*Requirement:*
Carry none of the pictures over; set down the material below exactly.

*Collected material:*
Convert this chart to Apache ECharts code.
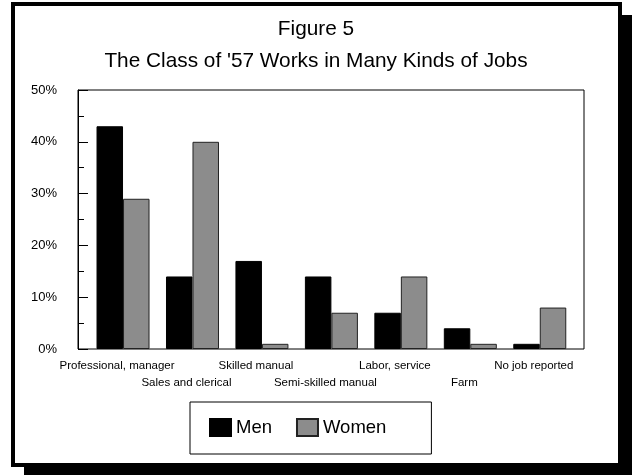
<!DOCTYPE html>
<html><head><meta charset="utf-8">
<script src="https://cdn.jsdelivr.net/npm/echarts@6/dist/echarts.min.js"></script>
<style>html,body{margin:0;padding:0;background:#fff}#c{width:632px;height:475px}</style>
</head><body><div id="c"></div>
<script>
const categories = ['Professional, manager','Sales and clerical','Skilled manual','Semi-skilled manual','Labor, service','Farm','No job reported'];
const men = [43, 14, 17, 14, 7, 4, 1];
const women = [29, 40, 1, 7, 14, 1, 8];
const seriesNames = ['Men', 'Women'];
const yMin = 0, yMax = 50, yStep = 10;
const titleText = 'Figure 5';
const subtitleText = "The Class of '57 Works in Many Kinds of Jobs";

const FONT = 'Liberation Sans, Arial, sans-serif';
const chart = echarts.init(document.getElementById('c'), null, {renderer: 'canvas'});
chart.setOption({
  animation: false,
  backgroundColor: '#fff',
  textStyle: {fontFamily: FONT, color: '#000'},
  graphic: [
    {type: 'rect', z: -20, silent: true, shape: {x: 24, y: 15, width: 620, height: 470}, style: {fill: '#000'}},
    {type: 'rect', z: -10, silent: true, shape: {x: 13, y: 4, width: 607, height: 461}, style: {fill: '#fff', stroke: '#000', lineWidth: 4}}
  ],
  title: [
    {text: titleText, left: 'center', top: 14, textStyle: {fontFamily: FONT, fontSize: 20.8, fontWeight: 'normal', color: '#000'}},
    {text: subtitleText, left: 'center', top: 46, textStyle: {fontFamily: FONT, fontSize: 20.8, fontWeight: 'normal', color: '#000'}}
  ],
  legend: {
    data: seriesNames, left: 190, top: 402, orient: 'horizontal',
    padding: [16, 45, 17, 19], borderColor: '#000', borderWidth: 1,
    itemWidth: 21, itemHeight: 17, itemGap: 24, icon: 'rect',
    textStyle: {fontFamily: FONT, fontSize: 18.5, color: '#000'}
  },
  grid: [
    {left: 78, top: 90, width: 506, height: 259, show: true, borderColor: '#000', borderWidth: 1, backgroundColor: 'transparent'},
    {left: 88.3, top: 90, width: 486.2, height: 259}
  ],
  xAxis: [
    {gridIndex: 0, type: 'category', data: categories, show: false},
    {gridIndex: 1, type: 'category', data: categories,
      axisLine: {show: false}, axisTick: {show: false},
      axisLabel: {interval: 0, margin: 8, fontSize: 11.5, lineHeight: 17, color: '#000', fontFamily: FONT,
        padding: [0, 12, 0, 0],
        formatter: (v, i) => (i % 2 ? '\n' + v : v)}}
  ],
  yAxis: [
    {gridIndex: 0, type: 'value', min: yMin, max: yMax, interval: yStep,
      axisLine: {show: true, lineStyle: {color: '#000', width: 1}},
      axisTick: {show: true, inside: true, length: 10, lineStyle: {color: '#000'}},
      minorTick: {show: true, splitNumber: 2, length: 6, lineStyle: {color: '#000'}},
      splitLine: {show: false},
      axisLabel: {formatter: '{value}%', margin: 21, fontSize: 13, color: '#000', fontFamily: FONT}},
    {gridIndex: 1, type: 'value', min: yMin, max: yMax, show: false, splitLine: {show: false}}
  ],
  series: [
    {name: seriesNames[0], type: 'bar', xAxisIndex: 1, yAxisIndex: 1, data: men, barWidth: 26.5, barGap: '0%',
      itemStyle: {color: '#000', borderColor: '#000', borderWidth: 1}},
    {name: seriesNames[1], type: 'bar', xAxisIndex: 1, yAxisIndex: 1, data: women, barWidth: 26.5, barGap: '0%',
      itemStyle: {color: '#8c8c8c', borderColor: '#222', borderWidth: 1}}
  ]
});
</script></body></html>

*Answer to this task:*
Convert this chart to Apache ECharts code.
<!DOCTYPE html>
<html><head><meta charset="utf-8">
<script src="https://cdn.jsdelivr.net/npm/echarts@6/dist/echarts.min.js"></script>
<style>html,body{margin:0;padding:0;background:#fff}#c{width:632px;height:475px}</style>
</head><body><div id="c"></div>
<script>
const categories = ['Professional, manager','Sales and clerical','Skilled manual','Semi-skilled manual','Labor, service','Farm','No job reported'];
const men = [43, 14, 17, 14, 7, 4, 1];
const women = [29, 40, 1, 7, 14, 1, 8];
const seriesNames = ['Men', 'Women'];
const yMin = 0, yMax = 50, yStep = 10;
const titleText = 'Figure 5';
const subtitleText = "The Class of '57 Works in Many Kinds of Jobs";

const FONT = 'Liberation Sans, Arial, sans-serif';
const chart = echarts.init(document.getElementById('c'), null, {renderer: 'canvas'});
chart.setOption({
  animation: false,
  backgroundColor: '#fff',
  textStyle: {fontFamily: FONT, color: '#000'},
  graphic: [
    {type: 'rect', z: -20, silent: true, shape: {x: 24, y: 15, width: 620, height: 470}, style: {fill: '#000'}},
    {type: 'rect', z: -10, silent: true, shape: {x: 13, y: 4, width: 607, height: 461}, style: {fill: '#fff', stroke: '#000', lineWidth: 4}}
  ],
  title: [
    {text: titleText, left: 'center', top: 14, textStyle: {fontFamily: FONT, fontSize: 20.8, fontWeight: 'normal', color: '#000'}},
    {text: subtitleText, left: 'center', top: 46, textStyle: {fontFamily: FONT, fontSize: 20.8, fontWeight: 'normal', color: '#000'}}
  ],
  legend: {
    data: seriesNames, left: 190, top: 402, orient: 'horizontal',
    padding: [16, 45, 17, 19], borderColor: '#000', borderWidth: 1,
    itemWidth: 21, itemHeight: 17, itemGap: 24, icon: 'rect',
    textStyle: {fontFamily: FONT, fontSize: 18.5, color: '#000'}
  },
  grid: [
    {left: 78, top: 90, width: 506, height: 259, show: true, borderColor: '#000', borderWidth: 1, backgroundColor: 'transparent'},
    {left: 88.3, top: 90, width: 486.2, height: 259}
  ],
  xAxis: [
    {gridIndex: 0, type: 'category', data: categories, show: false},
    {gridIndex: 1, type: 'category', data: categories,
      axisLine: {show: false}, axisTick: {show: false},
      axisLabel: {interval: 0, margin: 8, fontSize: 11.5, lineHeight: 17, color: '#000', fontFamily: FONT,
        padding: [0, 12, 0, 0],
        formatter: (v, i) => (i % 2 ? '\n' + v : v)}}
  ],
  yAxis: [
    {gridIndex: 0, type: 'value', min: yMin, max: yMax, interval: yStep,
      axisLine: {show: true, lineStyle: {color: '#000', width: 1}},
      axisTick: {show: true, inside: true, length: 10, lineStyle: {color: '#000'}},
      minorTick: {show: true, splitNumber: 2, length: 6, lineStyle: {color: '#000'}},
      splitLine: {show: false},
      axisLabel: {formatter: '{value}%', margin: 21, fontSize: 13, color: '#000', fontFamily: FONT}},
    {gridIndex: 1, type: 'value', min: yMin, max: yMax, show: false, splitLine: {show: false}}
  ],
  series: [
    {name: seriesNames[0], type: 'bar', xAxisIndex: 1, yAxisIndex: 1, data: men, barWidth: 26.5, barGap: '0%',
      itemStyle: {color: '#000', borderColor: '#000', borderWidth: 1}},
    {name: seriesNames[1], type: 'bar', xAxisIndex: 1, yAxisIndex: 1, data: women, barWidth: 26.5, barGap: '0%',
      itemStyle: {color: '#8c8c8c', borderColor: '#222', borderWidth: 1}}
  ]
});
</script></body></html>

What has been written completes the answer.